Nasional

Pemerintah Dinilai Tak Serius Tangani Pencegahan Perkawinan Anak

Sel, 17 Januari 2023 | 19:00 WIB

Pemerintah Dinilai Tak Serius Tangani Pencegahan Perkawinan Anak

Ilustrasi pernikahan. (Foto: NU Online/Freepik).

Jakarta, NU Online 
Publik dihebohkan dengan pengajuan dispensasi nikah atau dispensasi kawin yang dimohonkan oleh ratusan pelajar di Ponorogo, Jawa Timur. Permohonan tersebut merupakan akumulasi ajuan sepanjang tahun 2022.

 

Sementara per Januari 2023, Pengadilan Agama (PA) Ponorogo telah menerima 7 permohonan dispensasi kawin yang diajukan oleh pelajar SMP dan SMA. Pengajuan dispensasi nikah tersebut telah dikabulkan karena telah memenuhi unsur mendesak. Permohonan ini didominasi dari pelajar yang berumur di bawah 19 tahun yang hamil di luar nikah.

 

Melihat fenomena perkawinan anak di bawah umur tersebut, Koordinator Nasional Jaringan Pemantau Pendidikan Indonesia (JPPI), Ubaid Matraji, menegaskan bahwa pemerintah seharusnya mampu mencegah kejadian tersebut melalui optimalisasi regulasi yang tersedia.

 

“Untuk menekan angka ini, pemerintah harus serius soal edukasi dan pencegahan. Perlu juga ada kebijakan mitigasi atas resiko,” ungkap Ubaid Matraji kepada NU Online, Selasa (17/1/2023).

 

Ia menambahkan, penegakkan kebijakan pencegahan perkawinan anak juga harus dipastikan berjalan maksimal. “Kalau dilakukan secara serampangan dan tidak sistematis, nggak akan berdampak apa-apa,” tuturnyanya.

 

Menurut Ubaid, kasus yang terjadi di Ponorogo menunjukan minimnya edukasi serta kealpaan upaya mitigasi perkawinan anak oleh pemerintah secara serius.

 

“Ini bisa terjadi karena tidak adanya upaya edukasi dan pencegahan yang dilakukan secara serius,” tutur Ubaid.

 

Dampak fatal pernikahan dini
Kejadian pernikahan di bawah umur merupakan persoalan serius.

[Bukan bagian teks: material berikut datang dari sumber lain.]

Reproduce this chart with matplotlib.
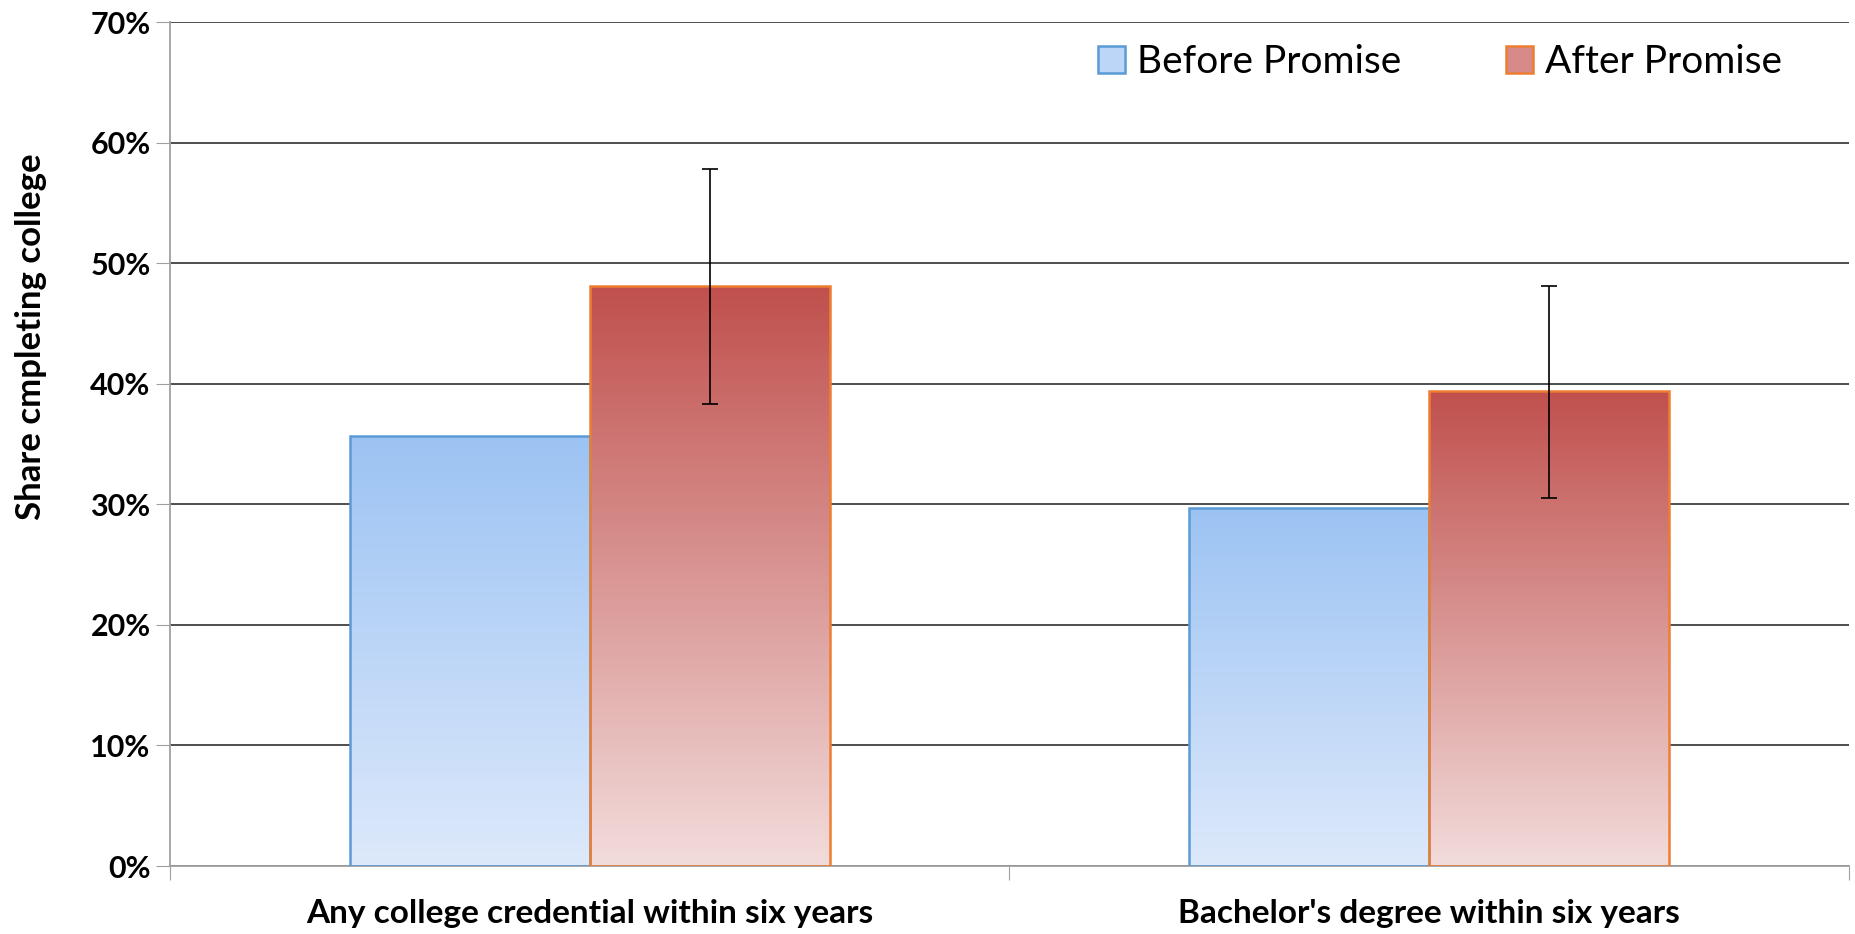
import numpy as np
import matplotlib.pyplot as plt
import matplotlib.patches as mpatches
from matplotlib.colors import LinearSegmentedColormap

# Data (percent)
categories = ["Any college credential within six years",
              "Bachelor's degree within six years"]
before = [35.7, 29.7]
after = [48.1, 39.4]
after_err_low = [38.3, 30.5]
after_err_high = [57.8, 48.1]
series_names = ["Before Promise", "After Promise"]

plt.rcParams['font.family'] = ['Lato', 'DejaVu Sans']

fig = plt.figure(figsize=(18.56, 9.34), dpi=100)
ax = fig.add_axes([0.0916, 0.0728, 0.9046, 0.9036])

blue_cmap = LinearSegmentedColormap.from_list("blue", ["#dde9fb", "#9cc3f3"])
red_cmap = LinearSegmentedColormap.from_list("red", ["#f2dcdb", "#c0504d"])

x = np.arange(len(categories))
width = 0.286


def gradient_bars(xpos, heights, cmap, edge):
    bars = ax.bar(xpos, heights, width, facecolor="none", edgecolor=edge,
                  linewidth=1.8, zorder=3)
    grad = np.linspace(0, 1, 256).reshape(-1, 1)
    for b in bars:
        x0, y0 = b.get_x(), b.get_y()
        im = ax.imshow(grad, extent=[x0, x0 + b.get_width(), y0,
                                     y0 + b.get_height()],
                       origin="lower", aspect="auto", cmap=cmap, zorder=2)
        im.set_clip_path(b)
    return bars


gradient_bars(x - width / 2, before, blue_cmap, "#5b9bd5")
gradient_bars(x + width / 2, after, red_cmap, "#ed7d31")

# error bars on the after bars
after_arr = np.array(after)
yerr = [after_arr - np.array(after_err_low), np.array(after_err_high) - after_arr]
ax.errorbar(x + width / 2, after, yerr=yerr, fmt="none", ecolor="black",
            elinewidth=1.2, capsize=6, capthick=1.2, zorder=4)

ax.set_xlim(-0.5, 1.5)
ax.set_ylim(0, 70)
ax.set_yticks(np.arange(0, 71, 10))
ax.set_yticklabels([f"{v}%" for v in range(0, 71, 10)], fontsize=22,
                   fontweight="bold")
ax.yaxis.grid(True, color="#404040", linewidth=1.3, zorder=0)
ax.set_axisbelow(True)

# category ticks at the boundaries, labels centred
ax.set_xticks([-0.5, 0.5, 1.5])
ax.set_xticklabels([])
ax.set_xticks(x, minor=True)
ax.set_xticklabels(categories, minor=True, fontsize=24, fontweight="bold")
ax.tick_params(axis="x", which="minor", length=0, pad=24)
ax.tick_params(axis="x", which="major", length=10, color="#a0a0a0")
ax.tick_params(axis="y", length=10, color="#a0a0a0", pad=4)

for s in ["top", "right"]:
    ax.spines[s].set_visible(False)
ax.spines["left"].set_color("#a0a0a0")
ax.spines["bottom"].set_color("#a0a0a0")
ax.spines["left"].set_linewidth(1.3)
ax.spines["bottom"].set_linewidth(1.3)

ax.set_ylabel("Share cmpleting college", fontsize=25, fontweight="bold")
ax.yaxis.set_label_coords(-0.073, 0.627)

handles = [mpatches.Patch(facecolor="#bcd6f7", edgecolor="#5b9bd5",
                          linewidth=1.8, label=series_names[0]),
           mpatches.Patch(facecolor="#d88a88", edgecolor="#ed7d31",
                          linewidth=1.8, label=series_names[1])]
ax.legend(handles=handles, loc="upper right", ncol=2, frameon=False,
          fontsize=28, bbox_to_anchor=(0.981, 1.015), handlelength=0.7,
          handleheight=0.7, handletextpad=0.3, columnspacing=2.7)

plt.savefig("out.png", dpi=100)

Pasalnya, hal itu bisa berdampak panjang. Mulai dari gangguan psikis hingga penurunan kualitas hidup. Ubaid mengatakan, sedikitnya terdapat lima dampak fatal pernikahan dini.

 

“Dampak pernikahan dini sangat fatal,” ujar Ubaid.

 

Pertama, Ubaid menyebut hilangnya hak perempuan untuk bersekolah. Kedua, pernikahan dini dapat menyisakan trauma juga berpotensi mengganggu kondisi mental.

 

Ketiga, pelaku pernikahan dini juga berpotensi diyang-bayangi kemiskinan. “Karena belum siap secara lahir batin,” tambah dia.

 

Keempat, sebab potensi problema yang muncul dalam pernikahan dini, ancaman perceraian menjadi di ambang mata. Terakhir, Ubaid mengatakan bahwa pernikahan dini juga berpotensi menjadi akar masalah perdagangan manusia.

 

“Juga terlibat dalam human trafficking,” jelas Ubaid.